Chapter 2: Space

Small Pieces: Discuss Small Pieces Chapters: Chapter 2: Space


By Tim Walker on Tuesday, June 18, 2002 - 04:38 pm:

A description of a virtual company can be found in the book Beep! Beep! Competing In The Age Of The Road Runner, by Chip R. Bell and Oren Harari (http://www.harari.com/bioo.html).

By Tim Walker on Monday, June 24, 2002 - 12:46 am:

I think that part of the reason that cyberspace seems like a space is that it can include (if not contain) structure. Outer space can include a three dimensional structure such as the rings of Saturn-cyberspace includes web rings. But are there other possibilities? In his book Interface Culture Steven Johnson spoke of the "Eureka! moment" when one discovers links. It is, he wrote, the first punctuation mark invented in centuries. But he wonders if it is the only sort of link possible. At present it is as if one must write a book using only semi-colons for punctuation.

By dweinberger on Monday, June 24, 2002 - 07:55 am:

Yes but ... a card catalog has structure but it doesn't strike us as a space. So there has to be more going on. I think.

By Tim Walker on Wednesday, June 26, 2002 - 12:05 pm:

I think there is a clue in your description of the Web as a public space. And it seems like a public space because people seem to be there. The format resembles that of an old fashioned bulletin board. But Paul Levinson (who analyzed media in his books The Soft Edge and The Digital McLuhan) has pointed out that posts more closely resemble the spoken word than traditional writing.

By Nance Cedar on Friday, July 05, 2002 - 08:38 am:

It has bothered me in the last few years to see "cyberspace" envisioned as actual space, as if it was somehow a virtual parallel to city streets and skyscrapers. You see this a lot in films. I wish we could create a visual image of the Web closer to what it is, shared minds, ideas and desires. I know the Web by the people I share it with, not by the computers it rests in.

By dweinberger on Friday, July 05, 2002 - 09:09 am:

Nancy, I agree with you. In one of my earlier drafts, I started a chapter by disputing the Snow Crash vision of cyberspace as a literal landscape. (Hmm, did I leave that in the final draft? I gotta reread my book sometime! : ) And, yes, the Internet doesn't give us good ways to see the social network it instantiates. I see that as a big opportunity and have been deeply involved with two startups that tried to address it (and failed). So, I agree with you.
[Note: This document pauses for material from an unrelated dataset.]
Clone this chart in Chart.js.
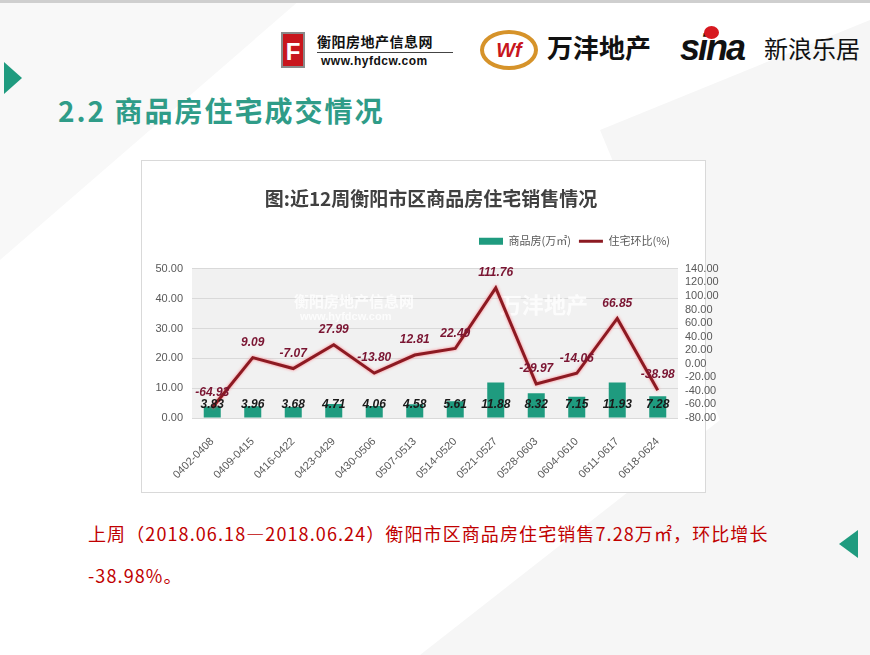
<!DOCTYPE html>
<html lang="zh">
<head>
<meta charset="UTF-8">
<title>近12周衡阳市区商品房住宅销售情况</title>
<script src="https://cdn.jsdelivr.net/npm/chart.js"></script>
<style>
  body { margin: 0; width: 870px; height: 655px; position: relative; overflow: hidden;
         background: #fff; font-family: "Noto Sans CJK SC", sans-serif; }
  .frame { position: absolute; left: 0; top: 0; width: 870px; height: 655px; box-sizing: border-box;
           border-top: 3px solid #cfcfcf; }
  .shade1 { position: absolute; left: 0; top: 0; width: 870px; height: 655px; background: #f6f6f6;
            clip-path: polygon(600px 130px, 870px 20px, 870px 655px, 420px 655px, 720px 420px); }
  .shade2 { position: absolute; left: 0; top: 0; width: 870px; height: 655px; background: #f8f8f8;
            clip-path: polygon(0 0, 300px 0, 0 260px); }
  .tri { position: absolute; width: 0; height: 0; }
  .tri.left { left: 4px; top: 62px; border-top: 16px solid transparent; border-bottom: 16px solid transparent;
              border-left: 18px solid #1f9b7f; }
  .tri.right { left: 839px; top: 530px; border-top: 14px solid transparent; border-bottom: 14px solid transparent;
               border-right: 19px solid #1f9b7f; }
  .heading { position: absolute; left: 58px; top: 90px; font-size: 28px; color: #2f9c88; font-weight: 700;
             letter-spacing: 2px; white-space: nowrap; }
  .logo1 { position: absolute; left: 281px; top: 30px; }
  .logo1 .icon { position: absolute; left: 0; top: 2px; width: 24px; height: 36px; background: #c8161d;
                 border: 2px solid #8a8a8a; color: #fff; font: 700 24px "Liberation Sans", sans-serif;
                 text-align: center; line-height: 36px; box-sizing: border-box; }
  .logo1 .name { position: absolute; left: 36px; top: 2px; font-size: 14px; font-weight: 700; color: #111;
                 white-space: nowrap; letter-spacing: 0.5px; line-height: 18px; }
  .logo1 .bar { position: absolute; left: 36px; top: 22px; width: 136px; height: 1px; background: #444; }
  .logo1 .url { position: absolute; left: 40px; top: 23px; font: 700 12px "Liberation Sans", sans-serif;
                color: #111; white-space: nowrap; letter-spacing: 0.5px; line-height: 16px; }
  .logo2 { position: absolute; left: 480px; top: 30px; }
  .logo2 .ring { position: absolute; left: 0; top: 0; width: 58px; height: 40px; border-radius: 50%;
                 border: 4px solid #d6932a; box-sizing: border-box; background: #fff;
                 color: #c8161d; font: italic 900 20px "Liberation Sans", sans-serif; text-align: center;
                 line-height: 32px; }
  .logo2 .name { position: absolute; left: 67px; top: -3px; font-size: 26px; font-weight: 700; color: #111;
                 white-space: nowrap; line-height: 40px; }
  .logo3 { position: absolute; left: 680px; top: 24px; white-space: nowrap; }
  .logo3 .sina { position: absolute; left: 0; top: 0; font: italic 900 36px "Liberation Sans", sans-serif;
                 color: #111; line-height: 48px; letter-spacing: -2px; }
  .logo3 .eye { position: absolute; left: 24px; top: 2px; width: 15px; height: 13px; border-radius: 50%;
                background: #d71920; }
  .logo3 .name { position: absolute; left: 84px; top: 4px; font-size: 24px; color: #111; line-height: 40px; }
  .card { position: absolute; left: 141px; top: 160px; width: 565px; height: 333px; box-sizing: border-box;
          border: 1px solid #d9d9d9; background: #fff; }
  #chart { position: absolute; left: 141px; top: 160px; }
  .note { position: absolute; left: 88px; top: 512px; font-size: 18px; color: #c00000; white-space: nowrap;
          line-height: 42px; letter-spacing: 1.1px; }
</style>
</head>
<body>
<div class="shade1"></div>
<div class="shade2"></div>
<div class="frame"></div>

<div class="logo1">
  <div class="icon">F</div>
  <div class="name">衡阳房地产信息网</div>
  <div class="bar"></div>
  <div class="url">www.hyfdcw.com</div>
</div>
<div class="logo2">
  <div class="ring">Wf</div>
  <div class="name">万沣地产</div>
</div>
<div class="logo3">
  <div class="sina">sina</div>
  <div class="eye"></div>
  <div class="name">新浪乐居</div>
</div>

<div class="tri left"></div>
<div class="heading">2.2 商品房住宅成交情况</div>

<div class="card"></div>
<canvas id="chart" width="580" height="333"></canvas>

<div class="note">上周（2018.06.18—2018.06.24）衡阳市区商品房住宅销售7.28万㎡，环比增长<br>-38.98%。</div>
<div class="tri right"></div>

<script>
  const chartTitle = '图:近12周衡阳市区商品房住宅销售情况';
  const weeks = ['0402-0408', '0409-0415', '0416-0422', '0423-0429', '0430-0506', '0507-0513',
                 '0514-0520', '0521-0527', '0528-0603', '0604-0610', '0611-0617', '0618-0624'];
  const salesArea = [3.83, 3.96, 3.68, 4.71, 4.06, 4.58, 5.61, 11.88, 8.32, 7.15, 11.93, 7.28];
  const weekOnWeek = [-64.93, 9.09, -7.07, 27.99, -13.80, 12.81, 22.49, 111.76, -29.97, -14.06, 66.85, -38.98];
  const leftAxis = { min: 0, max: 50, step: 10 };
  const rightAxis = { min: -80, max: 140, step: 20 };

  const teal = '#1f9b7f';
  const darkRed = '#8c1a22';
  const axisFont = { family: '"Liberation Sans", Arial, sans-serif', size: 11 };

  // empty gap between legend and plot
  const legendGap = {
    id: 'legendGap',
    beforeInit(chart) {
      Chart.layouts.addBox(chart, {
        position: 'top', weight: 500, fullSize: true, options: {},
        isHorizontal: () => true,
        update(maxWidth) { this.width = maxWidth; this.height = 12; },
        draw() {}
      });
    }
  };

  // gray plot background + faint watermark
  const plotBackground = {
    id: 'plotBackground',
    beforeDraw(chart) {
      const { ctx, chartArea: a } = chart;
      ctx.save();
      ctx.fillStyle = '#f1f1f1';
      ctx.fillRect(a.left, a.top, a.right - a.left, a.bottom - a.top);
      ctx.restore();
    },
    beforeDatasetsDraw(chart) {
      const { ctx, chartArea: a } = chart;
      ctx.save();
      ctx.fillStyle = 'rgba(255,255,255,0.8)';
      ctx.font = 'bold 15px "Noto Sans CJK SC"';
      ctx.textBaseline = 'middle';
      ctx.fillText('衡阳房地产信息网', a.left + 102, a.top + 32);
      ctx.font = 'bold 11px "Liberation Sans"';
      ctx.fillText('www.hyfdcw.com', a.left + 108, a.top + 48);
      ctx.font = 'bold 22px "Noto Sans CJK SC"';
      ctx.fillText('万沣地产', a.left + 308, a.top + 36);
      ctx.restore();
    }
  };

  // red glow under the line
  const lineGlow = {
    id: 'lineGlow',
    beforeDatasetDraw(chart, args) {
      if (args.index !== 1) return;
      const ctx = chart.ctx;
      ctx.save();
      ctx.shadowColor = 'rgba(255,110,120,0.9)';
      ctx.shadowBlur = 3;
    },
    afterDatasetDraw(chart, args) {
      if (args.index !== 1) return;
      chart.ctx.restore();
    }
  };

  const valueLabels = {
    id: 'valueLabels',
    afterDatasetsDraw(chart) {
      const ctx = chart.ctx;
      const zeroY = chart.scales.y.getPixelForValue(0);
      ctx.save();
      ctx.font = 'italic bold 12px "Liberation Sans", Arial, sans-serif';
      ctx.textAlign = 'center';
      ctx.textBaseline = 'middle';
      ctx.fillStyle = '#7a1532';
      chart.getDatasetMeta(1).data.forEach((pt, i) => {
        ctx.fillText(weekOnWeek[i].toFixed(2), pt.x, pt.y - 15);
      });
      ctx.fillStyle = '#1a1a1a';
      chart.getDatasetMeta(0).data.forEach((bar, i) => {
        ctx.fillText(salesArea[i].toFixed(2), bar.x, zeroY - 13);
      });
      ctx.restore();
    }
  };

  const ctx = document.getElementById('chart').getContext('2d');
  new Chart(ctx, {
    data: {
      labels: weeks,
      datasets: [{
        type: 'bar',
        label: '商品房(万㎡)',
        data: salesArea,
        yAxisID: 'y',
        backgroundColor: teal,
        borderWidth: 0,
        categoryPercentage: 1,
        barPercentage: 0.42,
        pointStyle: 'rect',
        order: 1
      }, {
        type: 'line',
        label: '住宅环比(%)',
        data: weekOnWeek,
        yAxisID: 'y1',
        borderColor: darkRed,
        backgroundColor: darkRed,
        borderWidth: 3,
        pointRadius: 0,
        tension: 0,
        pointStyle: 'line',
        order: 0
      }]
    },
    options: {
      responsive: false,
      animation: false,
      layout: { padding: 0 },
      plugins: {
        tooltip: { enabled: false },
        title: {
          display: true,
          text: chartTitle,
          color: '#404040',
          font: { family: '"Noto Sans CJK SC", sans-serif', size: 19, weight: 'bold' },
          padding: { top: 27, bottom: 18 }
        },
        legend: {
          display: true,
          fullSize: false,
          align: 'end',
          labels: {
            usePointStyle: true,
            pointStyleWidth: 24,
            boxHeight: 7,
            padding: 8,
            color: '#595959',
            font: { family: '"Noto Sans CJK SC", sans-serif', size: 11 },
            sort: (a, b) => a.datasetIndex - b.datasetIndex
          }
        }
      },
      scales: {
        x: {
          grid: { display: false },
          border: { display: false },
          ticks: { minRotation: 45, maxRotation: 45, color: '#595959', padding: 9,
                   font: { family: '"Liberation Sans", Arial, sans-serif', size: 11 } },
          afterFit: s => { s.height = 75; }
        },
        y: {
          position: 'left',
          min: leftAxis.min,
          max: leftAxis.max,
          ticks: { stepSize: leftAxis.step, color: '#595959', padding: 9, font: axisFont,
                   callback: v => v.toFixed(2) },
          grid: { color: '#d9d9d9', drawTicks: false },
          border: { display: false },
          afterFit: s => { s.width = 51; }
        },
        y1: {
          position: 'right',
          min: rightAxis.min,
          max: rightAxis.max,
          ticks: { stepSize: rightAxis.step, autoSkip: false, color: '#595959', padding: 7, font: axisFont,
                   callback: v => v.toFixed(2) },
          grid: { display: false, drawTicks: false },
          border: { display: false },
          afterFit: s => { s.width = 43; }
        }
      }
    },
    plugins: [legendGap, plotBackground, lineGlow, valueLabels]
  });
</script>
</body>
</html>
By AndrewHinton on Monday, August 26, 2002 - 10:32 am:

I got into some thinking about that on my own blog...in some random thoughts left over after I wrote the review for Boxes and Arrows. Now, Snow Crash and Neuromancer are to the Internet as Metropolis and the 1939 Worlds Fair (or the Jetsons, for that matter) are to urban development.
The idea that space wouldn't be perceived as space, but as relevance, is something I don't think anybody could've presupposed. Maybe they did, but I didn't run across it.
In my discipline, Information Architecture, this distinction, and the confluence of "documents and buildings" discussed in the book, are still a little too weird for most practitioners to get their heads around. But we're getting better.

By Tim Walker on Tuesday, August 27, 2002 - 11:32 pm:

Perhaps we percieve a space because we are looking at a screen. This is a little like looking at a television, which may show a scene of the real world or a set, either of which is an actual three dimensional space. Futhermore, people depicted by a television will eventually reveal their personalities-this is also true from what people post, even though we don't see images of them or hear their voices.

By dweinberger on Wednesday, August 28, 2002 - 08:39 am:

Tim, certainly looking at a screen helps us to view the Web as a space. And there is a sort of spatiality to the other stuff we see through our computer screen, e.g., our desktop. But the 3D-ness of TV is due to its projection of 3D images onto a 2D surface, something we've been trained to interpret since we first scratched pictures on a wall. The spatiality of the Web doesn't appear that way. Something else has to be going on...and that's what Chapt 2 is about.